--- start of Dataset section ---

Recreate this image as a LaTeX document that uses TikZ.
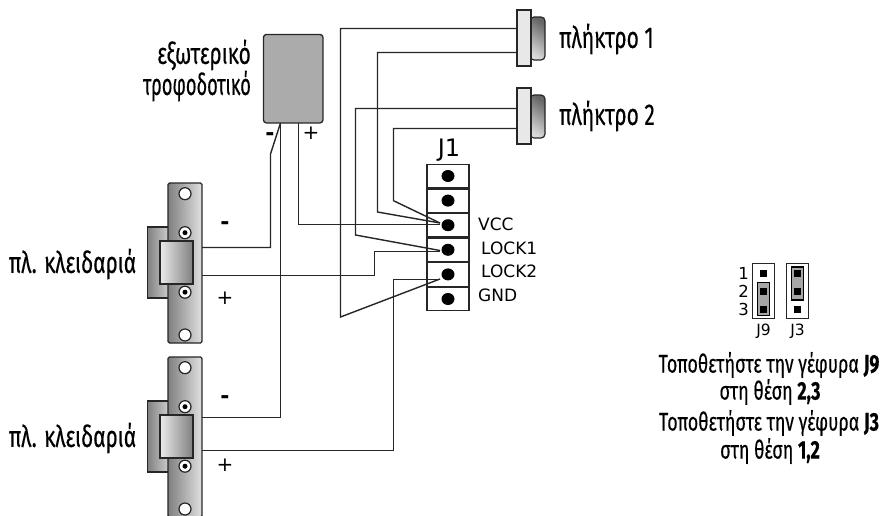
\documentclass[tikz,border=0pt]{standalone}
\usepackage{fontspec}
\setmainfont{DejaVu Sans}
\newfontfamily\labelfont[FakeStretch=0.70,FakeBold=0.35]{Fira Sans}
\usetikzlibrary{positioning, shapes.geometric}
\definecolor{wirecol}{gray}{0.15}
\tikzset{
  x=1pt, y=-1pt,
  wire/.style={draw=wirecol, line width=1.4pt},
  box/.style={draw=black!85, line width=1.2pt, inner sep=0pt, minimum width=#1},
  platebody/.style={box=34pt, minimum height=160pt, rounded corners=1.5pt, left color=black!50, right color=black!12},
  platebar/.style={box=21pt, minimum height=71pt, left color=black!50, right color=black!20},
  platekeep/.style={box=33pt, minimum height=43pt, left color=black!8, right color=black!50},
  hole/.style={circle, draw=black!85, line width=1.2pt, fill=white, inner sep=0pt, minimum size=#1},
  screw/.style={circle, fill=black, inner sep=0pt, minimum size=5pt},
  pad/.style={ellipse, fill=black, inner sep=0pt, minimum width=13pt, minimum height=12pt},
  cell/.style={draw=black!85, line width=1.2pt, inner sep=0pt, minimum width=42pt, minimum height=23.4pt},
  pinsq/.style={fill=black, inner sep=0pt, minimum size=7pt},
  bridge/.style={draw=black, line width=1.5pt, fill=black!35, inner sep=0pt, minimum width=12pt, minimum height=33pt},
  header/.style={draw=black!85, line width=1pt, inner sep=0pt, minimum width=22pt, minimum height=55.5pt},
  keycap/.style={draw=black!85, line width=1.2pt, rounded corners=4pt, top color=black!60, bottom color=black!15, shading angle=-35},
  keybody/.style={box=14pt, minimum height=56pt, fill=black!9},
  biglabel/.style={font=\labelfont\fontsize{30}{32}\selectfont, inner sep=0pt},
  notelabel/.style={font=\labelfont\fontsize{25.5}{28}\selectfont, inner sep=0pt},
  pinlabel/.style={font=\fontsize{17}{19}\selectfont, inner sep=0pt, anchor=west},
  smalllabel/.style={font=\fontsize{15.5}{17}\selectfont, inner sep=0pt},
  signlabel/.style={font=\fontsize{20}{22}\selectfont, inner sep=0pt},
  minuslabel/.style={font=\bfseries\fontsize{22}{24}\selectfont, inner sep=0pt},
}

\begin{document}
\begin{tikzpicture}
  \useasboundingbox (0,0) rectangle (881,515);

  % locks
  \foreach \nm/\dy in {A/0, B/174} {
    \begin{scope}[yshift=-\dy pt]
      \node[platebar]  (bar\nm)  at (157.8,262.5) {};
      \node[platebody] (body\nm) at (185,263) {};
      \node[hole=12pt] (holeT\nm) at (185,193.7) {};
      \node[hole=12pt] (holeU\nm) at (185,232.7) {};
      \node[screw]     at (holeU\nm) {};
      \node[hole=12pt] (holeL\nm) at (185,292.2) {};
      \node[screw]     at (holeL\nm) {};
      \node[hole=12pt] (holeB\nm) at (185,335) {};
      \node[platekeep] (keep\nm) at (176.5,262.5) {};
    \end{scope}
  }

  % supply
  \node[draw=black!85, line width=1.3pt, fill=black!33, rounded corners=3pt, inner sep=0pt,
        minimum width=59.5pt, minimum height=88.5pt] (supply) at (293.2,78.7) {};

  % keys
  \draw[keycap] (530,17) -- (545,17) -- (545,60) -- (530,60) -- cycle;
  \draw[keycap] (530,95) -- (545,95) -- (545,138) -- (530,138) -- cycle;
  \node[keybody] (keyA) at (524,38) {};
  \node[keybody] (keyB) at (524,116) {};

  % J1
  \node[cell] (c1) at (448,176) {};
  \node[cell, below=0pt of c1] (c2) {};
  \node[cell, below=0pt of c2] (c3) {};
  \node[cell, below=0pt of c3] (c4) {};
  \node[cell, below=0pt of c4] (c5) {};
  \node[cell, below=0pt of c5] (c6) {};
  \foreach \i in {1,...,6} \node[pad] (p\i) at (c\i) {};
  \node[font=\fontsize{24}{26}\selectfont, inner sep=0pt] (jname) at (449,150) {J1};
  \node[pinlabel] (lvcc) at (478,224) {VCC};
  \node[pinlabel] (llka) at (481,248) {LOCK1};
  \node[pinlabel] (llkb) at (481,271.5) {LOCK2};
  \node[pinlabel] (lgnd) at (478,295) {GND};

  % wire ends
  \coordinate (tvcc) at (440,224.5);
  \coordinate (tvcb) at (440,223);
  \coordinate (tlka) at (440,251.5);
  \coordinate (tlkc) at (440,250.5);
  \coordinate (tlkb) at (440,279.5);
  \coordinate (tgnd) at (440,279);
  \coordinate (sneg) at (280.5,123);
  \coordinate (spos) at (298.5,123);
  \coordinate (kat) at (517,28.5);
  \coordinate (kab) at (517,52.5);
  \coordinate (kbt) at (517,108.5);
  \coordinate (kbb) at (517,128.5);
  \coordinate (lan) at (202,247.5);
  \coordinate (lap) at (202,275.5);
  \coordinate (lbn) at (202,417.5);
  \coordinate (lbp) at (202,450.5);

  \draw[wire] (sneg) -- (270.5,154) -- (270.5,247.5) -- (lan);
  \draw[wire] (sneg) -- (280.5,417.5) -- (lbn);
  \draw[wire] (spos) -- (298.5,224.5) -- (tvcc);
  \draw[wire] (lap) -- (374.5,275.5) -- (374.5,251.5) -- (tlka);
  \draw[wire] (lbp) -- (393.5,450.5) -- (393.5,279.5) -- (tlkb);
  \draw[wire] (kat) -- (340.5,28.5) -- (340.5,317) -- (tgnd);
  \draw[wire] (kab) -- (377.5,52.5) -- (377.5,212) -- (tvcb);
  \draw[wire] (kbt) -- (355.5,108.5) -- (355.5,235) -- (tlkc);
  \draw[wire] (kbb) -- (393.5,128.5) -- (393.5,200.7) -- (tvcb);

  % signs
  \node[minuslabel] (sa) at (225,226) {-};
  \node[signlabel] (sb) at (225,298) {+};
  \node[minuslabel] (sc) at (225,400) {-};
  \node[signlabel] (sd) at (225,465) {+};
  \node[minuslabel] (se) at (270,137) {-};
  \node[signlabel] (sf) at (311,133) {+};

  % labels
  \node[biglabel] (lblA) at (72.5,264) {πλ. κλειδαριά};
  \node[biglabel] (lblB) at (72.5,438) {πλ. κλειδαριά};
  \node[biglabel] (lblS) at (204,55) {εξωτερικό};
  \node[biglabel, xscale=0.87] (lblT) at (197,86) {τροφοδοτικό};
  \node[biglabel, anchor=west] (lblK) at (559,39) {πλήκτρο 1};
  \node[biglabel, anchor=west] (lblL) at (559,116) {πλήκτρο 2};

  % jumpers
  \node[header] (jn) at (763.2,291) {};
  \node[header] (jt) at (797,291) {};
  \node[bridge] (bn) at (763.3,299) {};
  \node[bridge] (bt) at (797.3,283.3) {};
  \foreach \i/\yy in {1/273.3, 2/291.5, 3/309.3} {
    \node[pinsq] (na\i) at (763.3,\yy) {};
    \node[pinsq] (nb\i) at (797.3,\yy) {};
    \node[smalllabel, font=\fontsize{16.5}{18}\selectfont] (nm\i) at (743.5,\yy) {\i};
  }
  \node[smalllabel] (nj) at (763.5,331) {J9};
  \node[smalllabel] (nk) at (797.5,331) {J3};

  \node[notelabel] (na) at (769,365) {Τοποθετήστε την γέφυρα \textbf{J9}};
  \node[notelabel] (nb) at (770,392) {στη θέση \textbf{2,3}};
  \node[notelabel] (nc) at (769,423) {Τοποθετήστε την γέφυρα \textbf{J3}};
  \node[notelabel] (nd) at (770,451) {στη θέση \textbf{1,2}};
\end{tikzpicture}
\end{document}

--- end of Dataset section ---

### [Set exercise]
All of the data above should be quoted exactly, except for the pictures.

### [Response to this task]
Recreate this image as a LaTeX document that uses TikZ.
\documentclass[tikz,border=0pt]{standalone}
\usepackage{fontspec}
\setmainfont{DejaVu Sans}
\newfontfamily\labelfont[FakeStretch=0.70,FakeBold=0.35]{Fira Sans}
\usetikzlibrary{positioning, shapes.geometric}
\definecolor{wirecol}{gray}{0.15}
\tikzset{
  x=1pt, y=-1pt,
  wire/.style={draw=wirecol, line width=1.4pt},
  box/.style={draw=black!85, line width=1.2pt, inner sep=0pt, minimum width=#1},
  platebody/.style={box=34pt, minimum height=160pt, rounded corners=1.5pt, left color=black!50, right color=black!12},
  platebar/.style={box=21pt, minimum height=71pt, left color=black!50, right color=black!20},
  platekeep/.style={box=33pt, minimum height=43pt, left color=black!8, right color=black!50},
  hole/.style={circle, draw=black!85, line width=1.2pt, fill=white, inner sep=0pt, minimum size=#1},
  screw/.style={circle, fill=black, inner sep=0pt, minimum size=5pt},
  pad/.style={ellipse, fill=black, inner sep=0pt, minimum width=13pt, minimum height=12pt},
  cell/.style={draw=black!85, line width=1.2pt, inner sep=0pt, minimum width=42pt, minimum height=23.4pt},
  pinsq/.style={fill=black, inner sep=0pt, minimum size=7pt},
  bridge/.style={draw=black, line width=1.5pt, fill=black!35, inner sep=0pt, minimum width=12pt, minimum height=33pt},
  header/.style={draw=black!85, line width=1pt, inner sep=0pt, minimum width=22pt, minimum height=55.5pt},
  keycap/.style={draw=black!85, line width=1.2pt, rounded corners=4pt, top color=black!60, bottom color=black!15, shading angle=-35},
  keybody/.style={box=14pt, minimum height=56pt, fill=black!9},
  biglabel/.style={font=\labelfont\fontsize{30}{32}\selectfont, inner sep=0pt},
  notelabel/.style={font=\labelfont\fontsize{25.5}{28}\selectfont, inner sep=0pt},
  pinlabel/.style={font=\fontsize{17}{19}\selectfont, inner sep=0pt, anchor=west},
  smalllabel/.style={font=\fontsize{15.5}{17}\selectfont, inner sep=0pt},
  signlabel/.style={font=\fontsize{20}{22}\selectfont, inner sep=0pt},
  minuslabel/.style={font=\bfseries\fontsize{22}{24}\selectfont, inner sep=0pt},
}

\begin{document}
\begin{tikzpicture}
  \useasboundingbox (0,0) rectangle (881,515);

  % locks
  \foreach \nm/\dy in {A/0, B/174} {
    \begin{scope}[yshift=-\dy pt]
      \node[platebar]  (bar\nm)  at (157.8,262.5) {};
      \node[platebody] (body\nm) at (185,263) {};
      \node[hole=12pt] (holeT\nm) at (185,193.7) {};
      \node[hole=12pt] (holeU\nm) at (185,232.7) {};
      \node[screw]     at (holeU\nm) {};
      \node[hole=12pt] (holeL\nm) at (185,292.2) {};
      \node[screw]     at (holeL\nm) {};
      \node[hole=12pt] (holeB\nm) at (185,335) {};
      \node[platekeep] (keep\nm) at (176.5,262.5) {};
    \end{scope}
  }

  % supply
  \node[draw=black!85, line width=1.3pt, fill=black!33, rounded corners=3pt, inner sep=0pt,
        minimum width=59.5pt, minimum height=88.5pt] (supply) at (293.2,78.7) {};

  % keys
  \draw[keycap] (530,17) -- (545,17) -- (545,60) -- (530,60) -- cycle;
  \draw[keycap] (530,95) -- (545,95) -- (545,138) -- (530,138) -- cycle;
  \node[keybody] (keyA) at (524,38) {};
  \node[keybody] (keyB) at (524,116) {};

  % J1
  \node[cell] (c1) at (448,176) {};
  \node[cell, below=0pt of c1] (c2) {};
  \node[cell, below=0pt of c2] (c3) {};
  \node[cell, below=0pt of c3] (c4) {};
  \node[cell, below=0pt of c4] (c5) {};
  \node[cell, below=0pt of c5] (c6) {};
  \foreach \i in {1,...,6} \node[pad] (p\i) at (c\i) {};
  \node[font=\fontsize{24}{26}\selectfont, inner sep=0pt] (jname) at (449,150) {J1};
  \node[pinlabel] (lvcc) at (478,224) {VCC};
  \node[pinlabel] (llka) at (481,248) {LOCK1};
  \node[pinlabel] (llkb) at (481,271.5) {LOCK2};
  \node[pinlabel] (lgnd) at (478,295) {GND};

  % wire ends
  \coordinate (tvcc) at (440,224.5);
  \coordinate (tvcb) at (440,223);
  \coordinate (tlka) at (440,251.5);
  \coordinate (tlkc) at (440,250.5);
  \coordinate (tlkb) at (440,279.5);
  \coordinate (tgnd) at (440,279);
  \coordinate (sneg) at (280.5,123);
  \coordinate (spos) at (298.5,123);
  \coordinate (kat) at (517,28.5);
  \coordinate (kab) at (517,52.5);
  \coordinate (kbt) at (517,108.5);
  \coordinate (kbb) at (517,128.5);
  \coordinate (lan) at (202,247.5);
  \coordinate (lap) at (202,275.5);
  \coordinate (lbn) at (202,417.5);
  \coordinate (lbp) at (202,450.5);

  \draw[wire] (sneg) -- (270.5,154) -- (270.5,247.5) -- (lan);
  \draw[wire] (sneg) -- (280.5,417.5) -- (lbn);
  \draw[wire] (spos) -- (298.5,224.5) -- (tvcc);
  \draw[wire] (lap) -- (374.5,275.5) -- (374.5,251.5) -- (tlka);
  \draw[wire] (lbp) -- (393.5,450.5) -- (393.5,279.5) -- (tlkb);
  \draw[wire] (kat) -- (340.5,28.5) -- (340.5,317) -- (tgnd);
  \draw[wire] (kab) -- (377.5,52.5) -- (377.5,212) -- (tvcb);
  \draw[wire] (kbt) -- (355.5,108.5) -- (355.5,235) -- (tlkc);
  \draw[wire] (kbb) -- (393.5,128.5) -- (393.5,200.7) -- (tvcb);

  % signs
  \node[minuslabel] (sa) at (225,226) {-};
  \node[signlabel] (sb) at (225,298) {+};
  \node[minuslabel] (sc) at (225,400) {-};
  \node[signlabel] (sd) at (225,465) {+};
  \node[minuslabel] (se) at (270,137) {-};
  \node[signlabel] (sf) at (311,133) {+};

  % labels
  \node[biglabel] (lblA) at (72.5,264) {πλ. κλειδαριά};
  \node[biglabel] (lblB) at (72.5,438) {πλ. κλειδαριά};
  \node[biglabel] (lblS) at (204,55) {εξωτερικό};
  \node[biglabel, xscale=0.87] (lblT) at (197,86) {τροφοδοτικό};
  \node[biglabel, anchor=west] (lblK) at (559,39) {πλήκτρο 1};
  \node[biglabel, anchor=west] (lblL) at (559,116) {πλήκτρο 2};

  % jumpers
  \node[header] (jn) at (763.2,291) {};
  \node[header] (jt) at (797,291) {};
  \node[bridge] (bn) at (763.3,299) {};
  \node[bridge] (bt) at (797.3,283.3) {};
  \foreach \i/\yy in {1/273.3, 2/291.5, 3/309.3} {
    \node[pinsq] (na\i) at (763.3,\yy) {};
    \node[pinsq] (nb\i) at (797.3,\yy) {};
    \node[smalllabel, font=\fontsize{16.5}{18}\selectfont] (nm\i) at (743.5,\yy) {\i};
  }
  \node[smalllabel] (nj) at (763.5,331) {J9};
  \node[smalllabel] (nk) at (797.5,331) {J3};

  \node[notelabel] (na) at (769,365) {Τοποθετήστε την γέφυρα \textbf{J9}};
  \node[notelabel] (nb) at (770,392) {στη θέση \textbf{2,3}};
  \node[notelabel] (nc) at (769,423) {Τοποθετήστε την γέφυρα \textbf{J3}};
  \node[notelabel] (nd) at (770,451) {στη θέση \textbf{1,2}};
\end{tikzpicture}
\end{document}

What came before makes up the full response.